October 13, 2016
Top particle physicist Rohini Godbole explains why we must stop undervaluing women in physics and maths
"I'm a woman in Physics. This is a hat I have to wear." Rohini Godbole (who has been working in theoretical particle physics for the last 40+ years) told a hall packed with both men and women physicists and mathematicians at ICTP in her video streamed talk on the 12th of October 2016. Indeed, outstanding women in science are not always talked about because of their science - but more often because of their gender. And often, the provenance of their excellent research is put in doubt ("Could she really have done that work all on her own? Surely her husband/supervisor/ father must have done the work for her”). Godbole took us through a history of women who have pushed against all the barriers to take their places in the physics/ mathematics hall of fame - Marie Curie (of course!), Sophie Germain (who?), Mary Sommerville, Carline Herschel, Ada Lovelace (yes, I recognise her!), Sofia Koralevskya, C.S. Wu, 'Mrs. Pileou' - this last designated 'Mrs' by a very disgruntled Robert McArthur who wanted to put her down after she had discovered errors in his famous mathematical theory of ecology. Godbole gave us interesting insights into the prejudices these women faced and how they managed to overcome them - always through vision and persistence, but too often also through luck and privileged circumstance. Germain's parents took away her candles so she couldn't study at night but eventually a professor (Lagrange) was impressed by the report she submitted under a man's name and she went on to do important work on Fermat's Last Theorem; Herschel was invited to 'assist' her husband, the royal astronomer and ended up receiving a gold medal from the Royal Astronomical Society for her contribution; Kovalevskya married her friend so she could move to Europe and study mathematics and became the first woman professor in Europe at the University of Uppsala. Marie Curie got her position only after her husband Pierre died in an accident. And it certainly was not Ada Lovelace's famous father Lord Byron who encouraged her to follow her passion for binary numbers - but her less celebrated mother.

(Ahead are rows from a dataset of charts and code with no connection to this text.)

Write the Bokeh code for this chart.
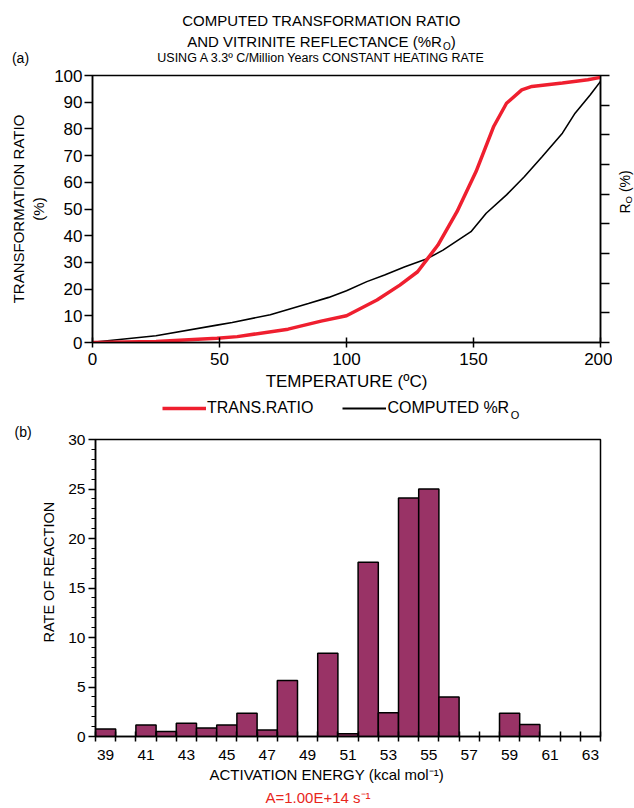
from math import pi
from bokeh.plotting import figure
from bokeh.models import (Range1d, LinearAxis, FixedTicker, Label, Legend, LegendItem, Title)
from bokeh.layouts import column, row
from bokeh.embed import file_html
from bokeh.resources import INLINE

# ---------------- data ----------------
temp_tr = [0, 25, 49, 57, 77, 90, 100, 112, 121, 128, 132, 136, 143.5, 151, 158, 163, 169, 173, 185, 195, 200]
trans_ratio = [0, 0.4, 1.6, 2.2, 5.0, 8.0, 10.0, 15.9, 21.5, 26.5, 31.5, 36.5, 49.0, 64.0, 81.0, 89.6, 94.6, 95.9, 97.2, 98.4, 99.3]

temp_ro = [0, 2, 25, 49, 55, 70, 85, 93, 100, 108, 115, 123, 132, 138, 149, 155, 163, 170, 177, 185, 190, 196, 200]
computed_ro = [0, 0.3, 2.5, 6.5, 7.5, 10.4, 14.6, 16.9, 19.4, 22.8, 25.3, 28.4, 31.5, 34.6, 41.5, 48.4, 55.3, 62.1, 69.6, 78.4, 85.9, 92.8, 97.8]

temp_ticks = [0, 50, 100, 150, 200]
ratio_ticks = [0, 10, 20, 30, 40, 50, 60, 70, 80, 90, 100]
ro_ticks = [0, 1, 2, 3, 4, 5, 6, 7, 8, 9]

energy = [39, 41, 42, 43, 44, 45, 46, 47, 48, 50, 51, 52, 53, 54, 55, 56, 59, 60]
rate = [0.75, 1.15, 0.5, 1.35, 0.85, 1.15, 2.35, 0.65, 5.65, 8.4, 0.27, 17.6, 2.4, 24.1, 25.0, 4.0, 2.35, 1.2]
energy_labels = [39, 41, 43, 45, 47, 49, 51, 53, 55, 57, 59, 61, 63]
energy_edges = [38.5 + i for i in range(26)]
rate_ticks = [0, 5, 10, 15, 20, 25, 30]
rate_minor = list(range(0, 31))

FONT = "Liberation Sans"
RED = "#ef1f2f"
BAR = "#993366"

AW = {' ': 278, '(': 333, ')': 333, '%': 889, '.': 278, '/': 278, '+': 584, '=': 584, 'º': 365,
      'A': 667, 'B': 667, 'C': 722, 'D': 722, 'E': 667, 'F': 611, 'G': 778, 'H': 722, 'I': 278,
      'L': 556, 'M': 833, 'N': 722, 'O': 778, 'P': 667, 'R': 722, 'S': 667, 'T': 611, 'U': 722,
      'V': 667, 'Y': 667}


def tw(s, size):
    return sum(AW.get(c, 556) for c in s) * size / 1000.0


def no_align(p):
    if "frame_align" in p.properties():
        p.frame_align = False


def text_panel(w, h):
    f = figure(width=w, height=h, x_range=Range1d(0, w), y_range=Range1d(0, h),
               x_axis_type=None, y_axis_type=None, output_backend="svg", toolbar_location=None,
               min_border=0, min_border_left=0, min_border_right=0, min_border_top=0,
               min_border_bottom=0)
    f.grid.visible = False
    f.outline_line_color = None
    no_align(f)
    return f


def lab(f, x, y, text, size, align="center", angle=0.0, color="black"):
    f.add_layout(Label(x=x, y=y, text=text, text_font=FONT, text_font_size=f"{size}px",
                       text_align=align, text_baseline="middle", angle=angle, text_color=color))


W = 634
W1 = 612
Y_P1, Y_LG, Y_P2, Y_END = 66, 397, 420, 808

# ---------------- header with the title block ----------------
hd = text_panel(W, Y_P1)
TC = 321
lab(hd, TC, Y_P1 - 20, "COMPUTED TRANSFORMATION RATIO", 15)
t2a, t2b, t2c = "AND VITRINITE REFLECTANCE (%R", "O", ")"
t2w = tw(t2a, 15) + tw(t2b, 10) + tw(t2c, 15)
x0 = TC - t2w / 2
lab(hd, x0, Y_P1 - 41, t2a, 15, align="left")
lab(hd, x0 + tw(t2a, 15), Y_P1 - 46, t2b, 10, align="left")
lab(hd, x0 + tw(t2a, 15) + tw(t2b, 10), Y_P1 - 41, t2c, 15, align="left")
lab(hd, TC, Y_P1 - 57, "USING A 3.3º C/Million Years CONSTANT HEATING RATE", 12.5)
lab(hd, 20, Y_P1 - 57, "(a)", 14)

# ---------------- top chart ----------------
p1 = figure(width=W1, height=Y_LG - Y_P1, x_range=Range1d(0, 200), y_range=Range1d(0, 100),
            output_backend="svg", toolbar_location=None,
            min_border_left=92, min_border_right=W1 - 600, min_border_top=75 - Y_P1,
            min_border_bottom=Y_LG - 342)
p1.grid.visible = False
p1.outline_line_color = "black"
p1.outline_line_width = 1.5
no_align(p1)

p1.line(temp_ro, computed_ro, line_color="black", line_width=1.6)
p1.line(temp_tr, trans_ratio, line_color=RED, line_width=3.5)

xa = p1.xaxis[0]
xa.ticker = FixedTicker(ticks=temp_ticks)
xa.major_tick_in = 5
xa.major_tick_out = 5
xa.minor_tick_line_color = None
xa.axis_line_width = 1.5
xa.major_tick_line_width = 1.5
xa.major_label_standoff = 5
xa.major_label_text_font = FONT
xa.major_label_text_font_size = "17px"
xa.major_label_text_color = "black"
xa.axis_label = "TEMPERATURE (ºC)"
xa.axis_label_text_font = FONT
xa.axis_label_text_font_size = "17px"
xa.axis_label_text_font_style = "normal"
xa.axis_label_text_color = "black"
xa.axis_label_standoff = 4

ya = p1.yaxis[0]
ya.ticker = FixedTicker(ticks=ratio_ticks)
ya.major_tick_in = 0
ya.major_tick_out = 8
ya.minor_tick_line_color = None
ya.axis_line_width = 1.5
ya.major_tick_line_width = 1.5
ya.major_label_standoff = 2
ya.major_label_text_font = FONT
ya.major_label_text_font_size = "17px"
ya.major_label_text_color = "black"
ya.axis_label = "TRANSFORMATION RATIO\n(%)"
ya.axis_label_text_font = FONT
ya.axis_label_text_font_size = "15px"
ya.axis_label_text_font_style = "normal"
ya.axis_label_text_color = "black"
ya.axis_label_standoff = 4

p1.extra_y_ranges = {"ro": Range1d(0, 9)}
ra = LinearAxis(y_range_name="ro", ticker=FixedTicker(ticks=ro_ticks),
                major_label_overrides={t: "" for t in ro_ticks})
ra.major_tick_in = 0
ra.major_tick_out = 9
ra.minor_tick_line_color = None
ra.axis_line_width = 1.5
ra.major_tick_line_width = 1.5
ra.major_label_standoff = 0
p1.add_layout(ra, "right")

# right-hand axis title R_O (%), set in a narrow strip beside the chart
rt = text_panel(W - W1, Y_LG - Y_P1)
ry = Y_LG - 213
lab(rt, 12, ry, "R", 14, align="left", angle=pi / 2)
lab(rt, 15.5, ry + tw("R", 14), "O", 9.5, align="left", angle=pi / 2)
lab(rt, 12, ry + tw("R", 14) + tw("O", 9.5) + tw(" ", 14), "(%)", 14, align="left", angle=pi / 2)

# ---------------- legend strip ----------------
HL = Y_P2 - Y_LG
lg = text_panel(W, HL)
lg.extra_y_ranges = {"off": Range1d(-1000, -900)}
s_red = lg.line(temp_tr, trans_ratio, y_range_name="off", line_color=RED, line_width=3.5)
s_blk = lg.line(temp_ro, computed_ro, y_range_name="off", line_color="black", line_width=2.2)
legend = Legend(items=[LegendItem(label="TRANS.RATIO", renderers=[s_red]),
                       LegendItem(label="COMPUTED %R", renderers=[s_blk])],
                orientation="horizontal", location=(162, Y_P2 - 418),
                padding=0, margin=0, spacing=29, glyph_width=44, glyph_height=20,
                label_standoff=1, label_text_font=FONT, label_text_font_size="16px",
                label_text_color="black",
                border_line_color=None, background_fill_alpha=0)
lg.add_layout(legend, "center")
sub_x = 162 + 44 + 1 + tw("TRANS.RATIO", 16) + 29 + 44 + 1 + tw("COMPUTED %R", 16)
lab(lg, sub_x, Y_P2 - 414, "O", 11, align="left")

# ---------------- bottom chart ----------------
p2 = figure(width=W, height=Y_END - Y_P2, x_range=Range1d(38.5, 63.5), y_range=Range1d(0, 30),
            output_backend="svg", toolbar_location=None,
            min_border_left=95, min_border_right=34, min_border_top=439 - Y_P2,
            min_border_bottom=Y_END - 737)
p2.grid.visible = False
p2.outline_line_color = "black"
p2.outline_line_width = 1.5
no_align(p2)

p2.vbar(x=energy, top=rate, width=1.0, bottom=0, fill_color=BAR, line_color="black", line_width=1.5)

xb = p2.xaxis[0]
xb.ticker = FixedTicker(ticks=energy_labels, minor_ticks=energy_edges)
xb.major_tick_in = 0
xb.major_tick_out = 0
xb.minor_tick_in = 5
xb.minor_tick_out = 5
xb.minor_tick_line_color = "black"
xb.minor_tick_line_width = 1.5
xb.axis_line_width = 1.5
xb.major_label_standoff = 8
xb.major_label_text_font = FONT
xb.major_label_text_font_size = "15.5px"
xb.major_label_text_color = "black"

yb = p2.yaxis[0]
yb.ticker = FixedTicker(ticks=rate_ticks, minor_ticks=rate_minor)
yb.major_tick_in = 0
yb.major_tick_out = 7
yb.minor_tick_in = 0
yb.minor_tick_out = 4
yb.axis_line_width = 1.5
yb.major_tick_line_width = 1.5
yb.minor_tick_line_width = 1.2
yb.minor_tick_line_color = "black"
yb.major_label_standoff = 3
yb.major_label_text_font = FONT
yb.major_label_text_font_size = "15.5px"
yb.major_label_text_color = "black"


def ttl(text, side, size, offset, standoff=0, color="black"):
    p2.add_layout(Title(text=text, align="left", offset=offset, standoff=standoff,
                        text_font=FONT, text_font_size=f"{size}px", text_font_style="normal",
                        text_color=color), side)


ttl("(b)", "above", 14, 14 - 95)
ttl("RATE OF REACTION", "left", 14.5, 737 - 643, standoff=18)
ttl("ACTIVATION ENERGY (kcal mol⁻¹)", "below", 15, 209 - 95, standoff=2)
ttl("A=1.00E+14 s⁻¹", "below", 15, 265 - 95, standoff=6, color="#e8261c")

layout = column(hd, row(p1, rt), lg, p2)
open("out.html", "w").write(file_html(layout, INLINE))
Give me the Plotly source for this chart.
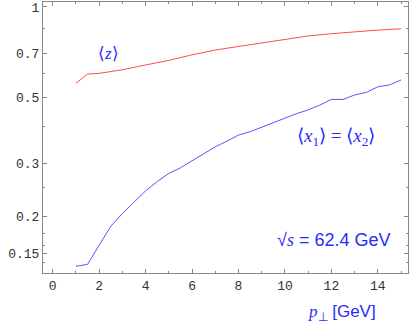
import math
import plotly.graph_objects as go

# <z> curve
pt_z = [1, 1.5, 2, 2.5, 3, 4, 5, 6, 7, 8, 9, 10, 11, 12, 13, 14, 15]
mean_z = [0.556, 0.597, 0.600, 0.607, 0.617, 0.640, 0.663, 0.692, 0.718, 0.738,
          0.759, 0.779, 0.800, 0.814, 0.827, 0.837, 0.845]

# <x1> = <x2> curve
pt_x = [1, 1.5, 2, 2.5, 3, 3.5, 4, 4.5, 5, 5.5, 6, 6.5, 7, 7.5, 8, 8.5, 9, 9.5,
        10, 10.5, 11, 11.5, 12, 12.5, 13, 13.5, 14, 14.5, 15]
mean_x = [0.136, 0.138, 0.160, 0.185, 0.204, 0.223, 0.243, 0.261, 0.278, 0.290,
          0.306, 0.322, 0.341, 0.356, 0.373, 0.383, 0.397, 0.411, 0.426, 0.440,
          0.453, 0.470, 0.491, 0.491, 0.508, 0.518, 0.541, 0.549, 0.570]

y_ticks = [0.15, 0.2, 0.3, 0.5, 0.7, 1]
y_ticktext = ["0.15", "0.2", "0.3", "0.5", "0.7", "1"]
y_minor = [0.14, 0.16, 0.175, 0.25, 0.4, 0.6, 0.85]
x_ticks = [0, 2, 4, 6, 8, 10, 12, 14]

BLUE_TXT = "#2a2aff"
serif = "Liberation Serif"
sans = "Liberation Sans"

fig = go.Figure()
fig.add_trace(go.Scatter(x=pt_z, y=mean_z, mode="lines",
                         line=dict(color="#ff4d4d", width=1)))
fig.add_trace(go.Scatter(x=pt_x, y=mean_x, mode="lines",
                         line=dict(color="#5555ff", width=1)))

# log axis: annotation y is given in log10 units
fig.add_annotation(x=2.4, y=math.log10(0.70), text="⟨<i>z</i>⟩", showarrow=False,
                   font=dict(family=serif, size=17, color=BLUE_TXT))
fig.add_annotation(x=12.2, y=math.log10(0.367),
                   text="⟨<i>x</i><sub>1</sub>⟩ = ⟨<i>x</i><sub>2</sub>⟩",
                   showarrow=False, font=dict(family=serif, size=19, color=BLUE_TXT))
fig.add_annotation(x=12.1, y=math.log10(0.166),
                   text="√<i style='font-family:Liberation Serif'>s</i> = 62.4 GeV",
                   showarrow=False, font=dict(family=sans, size=18, color=BLUE_TXT))
fig.add_annotation(xref="paper", yref="paper", x=0.82, y=-0.148,
                   xanchor="center", yanchor="middle",
                   text="<i style='font-family:Liberation Serif'>p</i><sub>⊥</sub> [GeV]",
                   showarrow=False, font=dict(family=sans, size=17, color=BLUE_TXT))

axis_font = dict(family="Liberation Mono", size=13, color="#333333")
fig.update_xaxes(range=[-0.42, 15.3], tickvals=x_ticks, ticks="inside", ticklen=4,
                 tickcolor="#888888", showline=True, linecolor="#888888", mirror="ticks",
                 showgrid=False, zeroline=False, tickfont=axis_font, automargin=False,
                 minor=dict(dtick=1, ticks="inside", ticklen=2, tickcolor="#888888"))
fig.update_yaxes(type="log", range=[-0.889, 0.0166], tickvals=y_ticks, ticktext=y_ticktext,
                 ticks="inside", ticklen=4, tickcolor="#888888", showline=True,
                 linecolor="#888888", mirror="ticks", showgrid=False, zeroline=False,
                 tickfont=axis_font, automargin=False,
                 minor=dict(tickvals=y_minor, ticks="inside", ticklen=2, tickcolor="#888888"))

fig.update_layout(width=409, height=327,
                  margin=dict(l=43, r=1, t=2, b=54, autoexpand=False),
                  showlegend=False, plot_bgcolor="white", paper_bgcolor="white")

# drop the browser's default 8px body margin so the figure sits at the page corner
fig.write_html("out.html", config={"displayModeBar": False},
               post_script="document.body.style.margin='0';")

All of these women come from privileged backgrounds - but still they struggled. And still today, even though they have have made outstanding contributions to their fields, few of these women would be recognised by the general public. Imagine the situation then for women who want to pursue their passion for mathematics or physics who live in least developed countries, where following a science career for anyone, let alone a woman is not usually an option. Where are the laboratories to carry out the experiments, where are the technicians trained to use the equipment; where are the cutting-edge articles with the latest solutions?; where is the professor who has worked with others on the very topic you are interested in and can guide you to further contacts? All these crucial resources are hard to find for men who live in the poorest countries of the world - and twice as hard for women, who face ideological, cultural and practical barriers.
As Rohine Godbole asked her audience. Does it matter that the number of women doing mathematics and physics - and the numbers of women recognised for the work they have done in these fields - are always globally so inferior to the numbers of men? The answer is a resounding yes. Just as Supreme Chief Justice Roberts asked in 2015, "What unique perspective does a minority student bring to a physics class?" so we must always encourage the greatest variety of researchers to bring their own questions and contexts into every calculation and theorem - in order to have the widest possible range of solutions - that will, in turn, one day, be relevant to the widest possible audience.
The Organization for Women in Science for the Developing World (based at ICTP) is working very hard every day to make sure that more women from developing countries take up the call to become scientists.